═════ Data shown ═════

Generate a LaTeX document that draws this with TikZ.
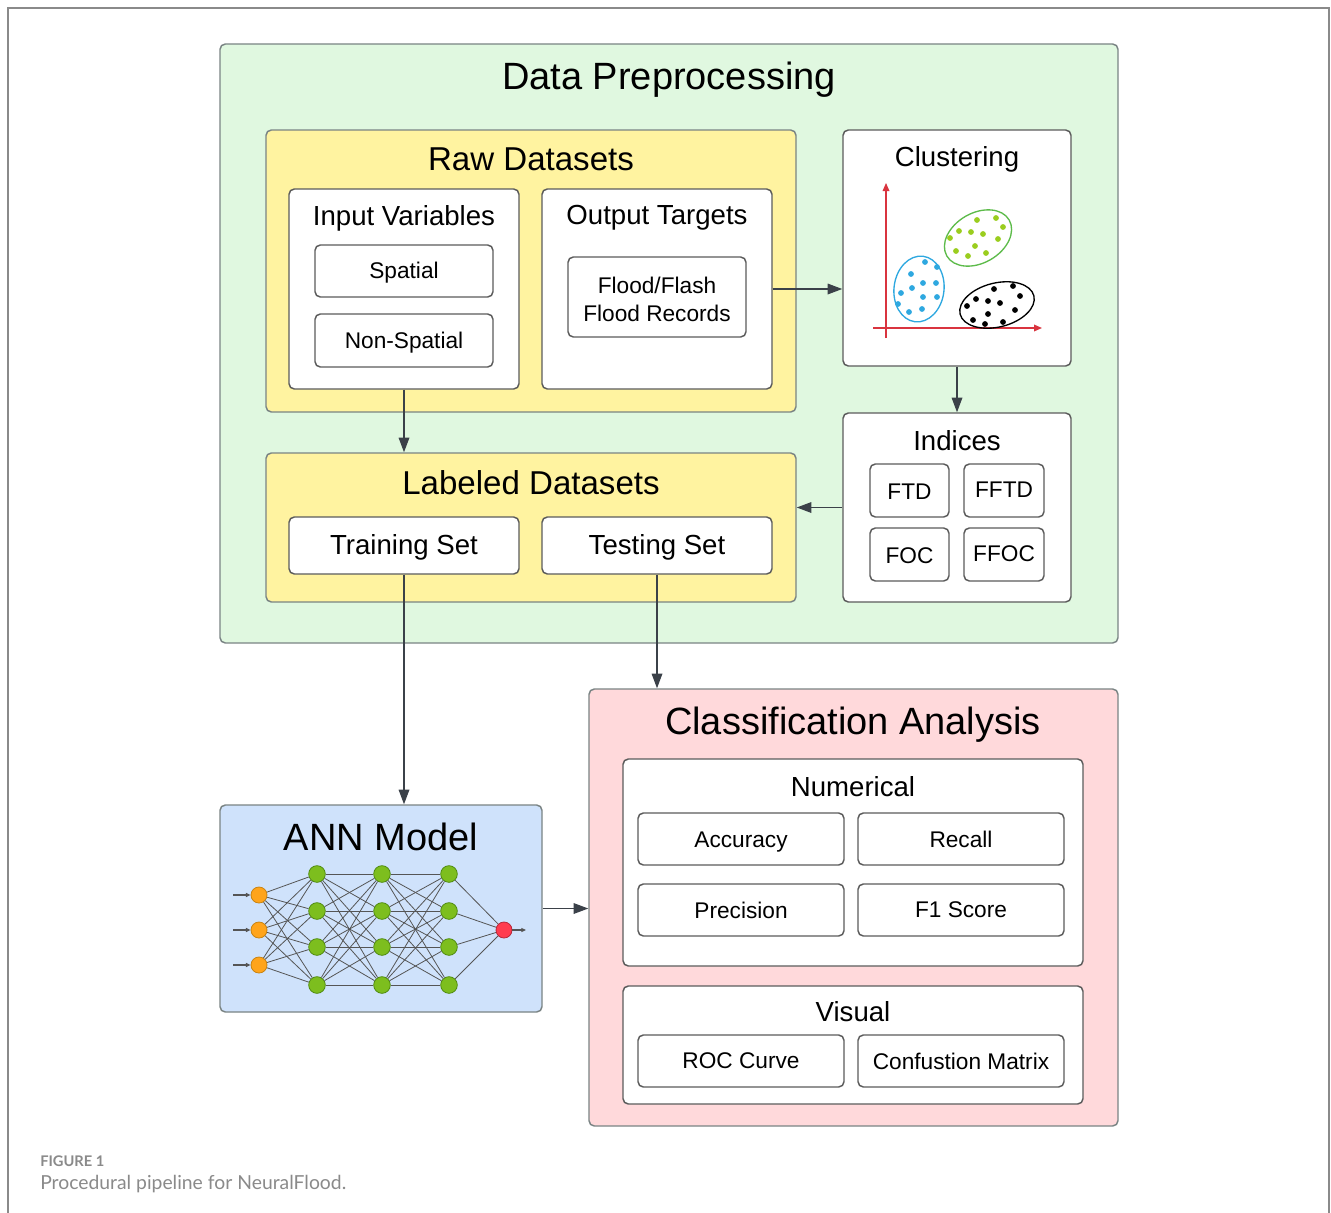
\documentclass[tikz,border=0pt]{standalone}
\usepackage{fontspec}
\setmainfont{Liberation Sans}
\newfontfamily\capfont{Lato}
\usetikzlibrary{fit,arrows.meta,calc}
\definecolor{dpgreen}{HTML}{E0F8E0}
\definecolor{rawyellow}{HTML}{FFF3A0}
\definecolor{annblue}{HTML}{CFE2FB}
\definecolor{clspink}{HTML}{FFD9DB}
\definecolor{bordergray}{HTML}{7A8484}
\definecolor{boxgray}{HTML}{5C5C5C}
\definecolor{arrowgray}{HTML}{3B4149}
\definecolor{framegray}{HTML}{8A8A8A}
\definecolor{capgray}{HTML}{8A8A8A}
\definecolor{axred}{HTML}{D9343F}
\definecolor{cblue}{HTML}{2EA8E0}
\definecolor{cgreen}{HTML}{5DBB4A}
\definecolor{cdotgreen}{HTML}{9ACD1E}
\definecolor{inorange}{HTML}{FFA41B}
\definecolor{inorangeb}{HTML}{C98310}
\definecolor{hgreen}{HTML}{7DBE1E}
\definecolor{hgreenb}{HTML}{4F8A10}
\definecolor{outred}{HTML}{FF3B4E}
\definecolor{outredb}{HTML}{B8283A}
\definecolor{netgray}{HTML}{555555}
\begin{document}
\begin{tikzpicture}[x=0.75pt,y=-0.75pt,
  container/.style={draw=bordergray, line width=1.1pt, rounded corners=4pt, inner sep=0pt},
  ibox/.style={draw=boxgray, fill=white, line width=1.1pt, rounded corners=4pt, inner sep=0pt},
  tA/.style={font=\fontsize{28.5}{34}\selectfont, inner sep=0pt},
  tB/.style={font=\fontsize{24.8}{30}\selectfont, inner sep=0pt},
  tC/.style={font=\fontsize{20.7}{25}\selectfont, inner sep=0pt},
  tD/.style={font=\fontsize{17}{21}\selectfont, inner sep=0pt},
  arr/.style={draw=arrowgray, line width=0.9pt, -{Triangle[length=11pt,width=8pt]}},
  smallarr/.style={draw=netgray, line width=0.8pt, -{Triangle[length=3.5pt,width=3pt]}},
  neuronin/.style={circle, minimum size=12pt, inner sep=0pt, fill=inorange, draw=inorangeb, line width=0.6pt},
  neuronh/.style={circle, minimum size=12.5pt, inner sep=0pt, fill=hgreen, draw=hgreenb, line width=0.6pt},
  neuronout/.style={circle, minimum size=12pt, inner sep=0pt, fill=outred, draw=outredb, line width=0.6pt},
  netline/.style={draw=netgray, line width=0.6pt}
]
\useasboundingbox (0,0) rectangle (1331,1213);
\fill[white] (0,0) rectangle (1331,1213);
\draw[framegray, line width=1.3pt] (8,1213) -- (8,8) -- (1329,8) -- (1329,1213);

% ---------- Data Preprocessing ----------
\node[container, fill=dpgreen, fit={(220,44) (1118,643)}] (dp) {};
\node[tA] (dpt) at (669,80) {Data Preprocessing};

\node[container, fill=rawyellow, fit={(266,130) (796,412)}] (raw) {};
\node[tB] (rawt) at (531,159) {Raw Datasets};

\node[ibox, fit={(289,189) (519,389)}] (inp) {};
\node[tC] (inpt) at (404,218) {Input Variables};
\node[ibox, fit={(315,245) (493,297)}] (sp) {};
\node[tD] at ($(sp.center)+(0,2)$) {Spatial};
\node[ibox, fit={(315,314) (493,367)}] (nsp) {};
\node[tD] at ($(nsp.center)+(0,2)$) {Non-Spatial};

\node[ibox, fit={(542,189) (772,389)}] (out) {};
\node[tC] (outt) at (657,218) {Output Targets};
\node[ibox, fit={(568,257) (746,337)}] (fl) {};
\node[tD, align=center] at ($(fl.center)+(0,2)$) {Flood/Flash\\Flood Records};

\node[ibox, fit={(843,130) (1071,366)}] (clu) {};
\node[tC] (clut) at (957,159) {Clustering};

\node[ibox, fit={(843,413) (1071,602)}] (ind) {};
\node[tC] (indt) at (957,441) {Indices};
\node[ibox, fit={(870,464) (949,517)}] (ftd) {};
\node[tD] at ($(ftd.center)+(0,1)$) {FTD};
\node[ibox, fit={(964,464) (1044,517)}] (fftd) {};
\node[tD] at ($(fftd.center)+(0,-1)$) {FFTD};
\node[ibox, fit={(870,528) (949,581)}] (foc) {};
\node[tD] at ($(foc.center)+(0,1)$) {FOC};
\node[ibox, fit={(964,528) (1044,581)}] (ffoc) {};
\node[tD] at ($(ffoc.center)+(0,-1)$) {FFOC};

\node[container, fill=rawyellow, fit={(266,453) (796,602)}] (lab) {};
\node[tB] (labt) at (531,483) {Labeled Datasets};
\node[ibox, fit={(289,517) (519,574)}] (tr) {};
\node[tC] at ($(tr.center)+(0,2)$) {Training Set};
\node[ibox, fit={(542,517) (772,574)}] (te) {};
\node[tC] at ($(te.center)+(0,2)$) {Testing Set};

% clustering plot
\draw[axred, line width=0.9pt, -{Triangle[length=6pt,width=5pt]}] (886,338) -- (886,183);
\draw[axred, line width=0.9pt, -{Triangle[length=6pt,width=5pt]}] (873,328) -- (1042,328);
\draw[cblue, line width=1pt, rotate around={-7:(919,289)}] (919,289) ellipse [x radius=25, y radius=33];
\draw[cgreen, line width=1pt, rotate around={30:(978,238)}] (978,238) ellipse [x radius=36, y radius=25];
\draw[black, line width=1pt, rotate around={14:(997,305)}] (997,305) ellipse [x radius=38, y radius=22];
\foreach \p in {(925,262),(937,267),(911,274),(923,283),(936,283),(912,288),(901,293),(923,297),(937,297),(898,304),(922,309),(909,312)}
  \fill[cblue] \p circle (2.9);
\foreach \p in {(977,220),(996,218),(959,231),(971,232),(983,234),(1003,227),(950,238),(998,239),(975,246),(956,251),(968,256),(986,253)}
  \fill[cdotgreen] \p circle (2.9);
\foreach \p in {(994,289),(1013,286),(1020,296),(976,299),(988,301),(1000,303),(967,306),(1015,310),(988,314),(973,320),(985,324),(1003,322)}
  \fill[black] \p circle (2.9);

% ---------- ANN Model ----------
\node[container, fill=annblue, fit={(220,805) (542,1012)}] (ann) {};
\node[tA] (annt) at (381,837) {ANN Model};
\foreach \i/\y in {1/895,2/930,3/965}
  \node[neuronin] (i\i) at (259,\y) {};
\foreach \l/\x in {a/317,b/382,c/449}
  \foreach \j/\y in {1/874,2/911,3/947,4/985}
    \node[neuronh] (\l\j) at (\x,\y) {};
\node[neuronout] (o) at (504,930) {};
\foreach \i in {1,2,3}
  \foreach \j in {1,2,3,4}
    \draw[netline] (i\i) -- (a\j);
\foreach \i in {1,2,3,4}
  \foreach \j in {1,2,3,4}
    {\draw[netline] (a\i) -- (b\j); \draw[netline] (b\i) -- (c\j);}
\foreach \j in {1,2,3,4}
  \draw[netline] (c\j) -- (o);
\foreach \i/\y in {1/895,2/930,3/965}
  {\coordinate (ia\i) at (233,\y); \draw[smallarr] (ia\i) -- (i\i);}
\coordinate (oa) at (526,930);
\draw[smallarr] (o) -- (oa);

% ---------- Classification Analysis ----------
\node[container, fill=clspink, fit={(589,689) (1118,1126)}] (cls) {};
\node[tA] (clst) at (853,725) {Classification Analysis};
\node[ibox, fit={(623,759) (1083,966)}] (num) {};
\node[tC] (numt) at (853,787) {Numerical};
\node[ibox, fit={(638,813) (844,865)}] (acc) {};
\node[tD] at ($(acc.center)+(0,3)$) {Accuracy};
\node[ibox, fit={(858,813) (1064,865)}] (rec) {};
\node[tD] at ($(rec.center)+(0,0)$) {Recall};
\node[ibox, fit={(638,884) (844,936)}] (pre) {};
\node[tD] at ($(pre.center)+(0,0)$) {Precision};
\node[ibox, fit={(858,884) (1064,936)}] (f1) {};
\node[tD] at ($(f1.center)+(0,0)$) {F1 Score};
\node[ibox, fit={(623,986) (1083,1104)}] (vis) {};
\node[tC] (vist) at (853,1012) {Visual};
\node[ibox, fit={(638,1035) (844,1087)}] (roc) {};
\node[tD] at ($(roc.center)+(0,0)$) {ROC Curve};
\node[ibox, fit={(858,1035) (1064,1087)}] (cm) {};
\node[tD] at ($(cm.center)+(0,0)$) {Confustion Matrix};

% ---------- connectors ----------
\draw[arr] (inp.south) -- (inp.south |- lab.north);
\draw[arr] (out.east) -- (out.east -| clu.west);
\draw[arr] (clu.south) -- (ind.north);
\draw[arr] (ind.west) -- (ind.west -| lab.east);
\draw[arr] (tr.south) -- (tr.south |- ann.north);
\draw[arr] (te.south) -- (te.south |- cls.north);
\draw[arr] (ann.east) -- (ann.east -| cls.west);

% ---------- caption ----------
\node[anchor=west, inner sep=0pt, text=capgray, font=\capfont\bfseries\fontsize{11}{13}\selectfont] (figl) at (40,1161) {FIGURE 1};
\node[anchor=west, inner sep=0pt, text=capgray, font=\capfont\fontsize{14.5}{17}\selectfont] (figc) at (40,1184) {Procedural pipeline for NeuralFlood.};
\end{tikzpicture}
\end{document}
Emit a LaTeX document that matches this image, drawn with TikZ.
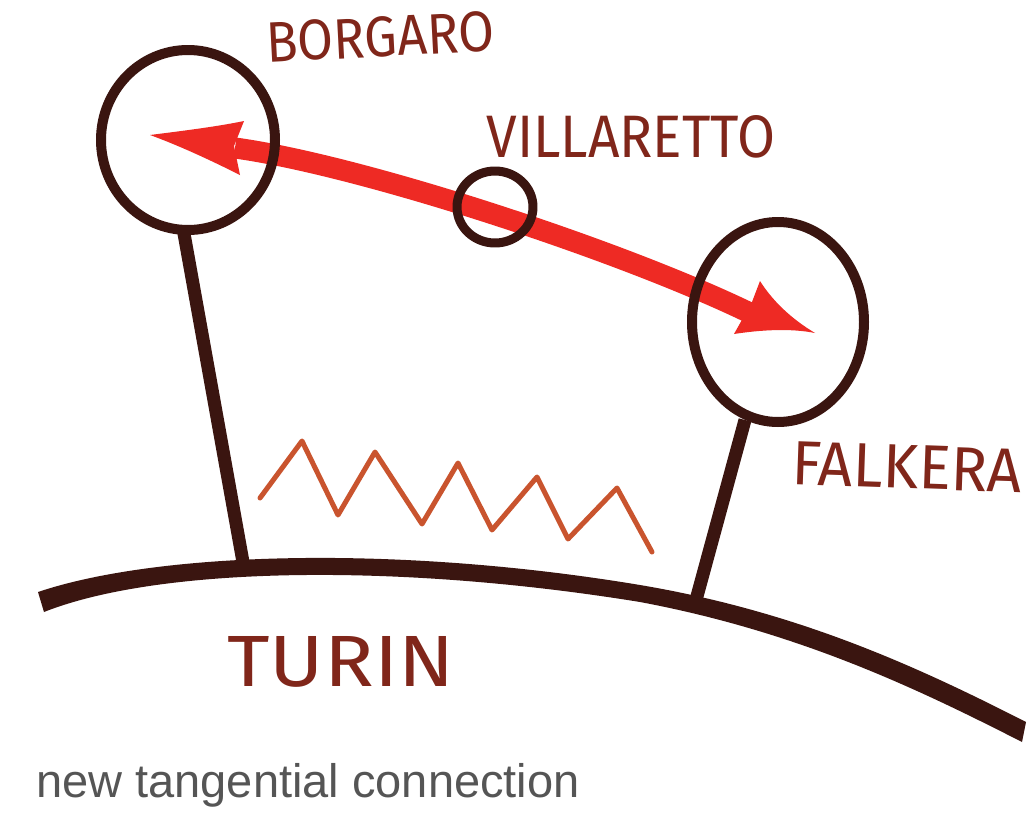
\documentclass[tikz,border=0pt]{standalone}
\usepackage{fontspec}
\usepackage{graphicx}
\setmainfont{Liberation Sans}
\newfontfamily\hand{Fira Sans}
\definecolor{ink}{HTML}{3A1510}
\definecolor{lab}{HTML}{80261A}
\definecolor{arr}{HTML}{EE2A24}
\definecolor{zig}{HTML}{C9542E}
\definecolor{capgray}{HTML}{555555}
\begin{document}
\begin{tikzpicture}[x=1pt,y=-1pt,line cap=round,line join=round,
  ring/.style={draw=ink,line width=10pt},
  stembar/.style={draw=ink,line width=13pt,line cap=butt},
  lbl/.style={text=lab,inner sep=0pt},
  redfill/.style={fill=arr,draw=none},
  zigline/.style={draw=zig,line width=5pt}]
\useasboundingbox (0,0) rectangle (1034,827);
\fill[white] (0,0) rectangle (1034,827);

% stems
\coordinate (bstemtop) at (183,228);
\coordinate (bstemfoot) at (243,562);
\coordinate (fstemtop) at (745,420);
\coordinate (fstemfoot) at (696,600);
\draw[stembar] (bstemtop) -- (bstemfoot);
\draw[stembar] (fstemtop) -- (fstemfoot);

% Turin ground line
\fill[ink] (38,592) .. controls (160,551) and (400,545) .. (640,585)
  .. controls (800,612) and (920,668) .. (1026,722)
  -- (1022,742)
  .. controls (920,690) and (800,632) .. (640,602)
  .. controls (400,563) and (160,566) .. (44,612) -- cycle;

% zigzag
\draw[zigline] (260,498) -- (302,441) -- (338,515) -- (375,452) -- (422,524)
  -- (458,463) -- (492,530) -- (537,477) -- (568,539) -- (617,488) -- (652,552);

% red double arrow
\coordinate (ashaftL) at (235,148);
\coordinate (ashaftR) at (750,313);
\draw[arr,line width=21pt,line cap=butt] (ashaftL) .. controls (360,165) and (620,250) .. (ashaftR);
\fill[redfill] (150,135) .. controls (190,130) and (220,126) .. (244,121)
  -- (234,146) -- (240,175) .. controls (210,160) and (180,146) .. (150,135) -- cycle;
\fill[redfill] (815,333) .. controls (790,318) and (772,300) .. (760,281)
  -- (752,302) -- (734,334) .. controls (760,330) and (790,328) .. (815,333) -- cycle;

% rings
\draw[ring] (188,140) ellipse [x radius=87,y radius=90];
\draw[ring,line width=9pt] (495,207) ellipse [x radius=38,y radius=36];
\draw[ring] (778,322) ellipse [x radius=86,y radius=100];

% labels
\node[lbl,rotate=3] (borgaro) at (380,37) {\resizebox{228pt}{40pt}{\hand\mdseries BORGARO}};
\node[lbl] (villaretto) at (631,137) {\resizebox{289pt}{42pt}{\hand\mdseries VILLARETTO}};
\node[lbl,rotate=-2] (falkera) at (907,467) {\resizebox{230pt}{43pt}{\hand\mdseries FALKERA}};
\node[lbl] (turin) at (341,662) {\resizebox{227pt}{50pt}{\hand\mdseries TURIN}};
\node[anchor=base west,inner sep=0pt,text=capgray,font=\fontsize{47}{47}\selectfont] (caption) at (36,797) {new tangential connection};
\end{tikzpicture}
\end{document}
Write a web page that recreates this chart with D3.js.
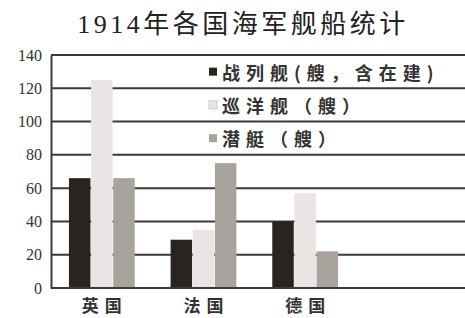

═════

→ **Your objective**
From the first line of the listing above, repeat every line through the one holding "(1329,8) -- (1329,1213);". Both ends count, and pictures stay out.

→ **The response**
Generate a LaTeX document that draws this with TikZ.
\documentclass[tikz,border=0pt]{standalone}
\usepackage{fontspec}
\setmainfont{Liberation Sans}
\newfontfamily\capfont{Lato}
\usetikzlibrary{fit,arrows.meta,calc}
\definecolor{dpgreen}{HTML}{E0F8E0}
\definecolor{rawyellow}{HTML}{FFF3A0}
\definecolor{annblue}{HTML}{CFE2FB}
\definecolor{clspink}{HTML}{FFD9DB}
\definecolor{bordergray}{HTML}{7A8484}
\definecolor{boxgray}{HTML}{5C5C5C}
\definecolor{arrowgray}{HTML}{3B4149}
\definecolor{framegray}{HTML}{8A8A8A}
\definecolor{capgray}{HTML}{8A8A8A}
\definecolor{axred}{HTML}{D9343F}
\definecolor{cblue}{HTML}{2EA8E0}
\definecolor{cgreen}{HTML}{5DBB4A}
\definecolor{cdotgreen}{HTML}{9ACD1E}
\definecolor{inorange}{HTML}{FFA41B}
\definecolor{inorangeb}{HTML}{C98310}
\definecolor{hgreen}{HTML}{7DBE1E}
\definecolor{hgreenb}{HTML}{4F8A10}
\definecolor{outred}{HTML}{FF3B4E}
\definecolor{outredb}{HTML}{B8283A}
\definecolor{netgray}{HTML}{555555}
\begin{document}
\begin{tikzpicture}[x=0.75pt,y=-0.75pt,
  container/.style={draw=bordergray, line width=1.1pt, rounded corners=4pt, inner sep=0pt},
  ibox/.style={draw=boxgray, fill=white, line width=1.1pt, rounded corners=4pt, inner sep=0pt},
  tA/.style={font=\fontsize{28.5}{34}\selectfont, inner sep=0pt},
  tB/.style={font=\fontsize{24.8}{30}\selectfont, inner sep=0pt},
  tC/.style={font=\fontsize{20.7}{25}\selectfont, inner sep=0pt},
  tD/.style={font=\fontsize{17}{21}\selectfont, inner sep=0pt},
  arr/.style={draw=arrowgray, line width=0.9pt, -{Triangle[length=11pt,width=8pt]}},
  smallarr/.style={draw=netgray, line width=0.8pt, -{Triangle[length=3.5pt,width=3pt]}},
  neuronin/.style={circle, minimum size=12pt, inner sep=0pt, fill=inorange, draw=inorangeb, line width=0.6pt},
  neuronh/.style={circle, minimum size=12.5pt, inner sep=0pt, fill=hgreen, draw=hgreenb, line width=0.6pt},
  neuronout/.style={circle, minimum size=12pt, inner sep=0pt, fill=outred, draw=outredb, line width=0.6pt},
  netline/.style={draw=netgray, line width=0.6pt}
]
\useasboundingbox (0,0) rectangle (1331,1213);
\fill[white] (0,0) rectangle (1331,1213);
\draw[framegray, line width=1.3pt] (8,1213) -- (8,8) -- (1329,8) -- (1329,1213);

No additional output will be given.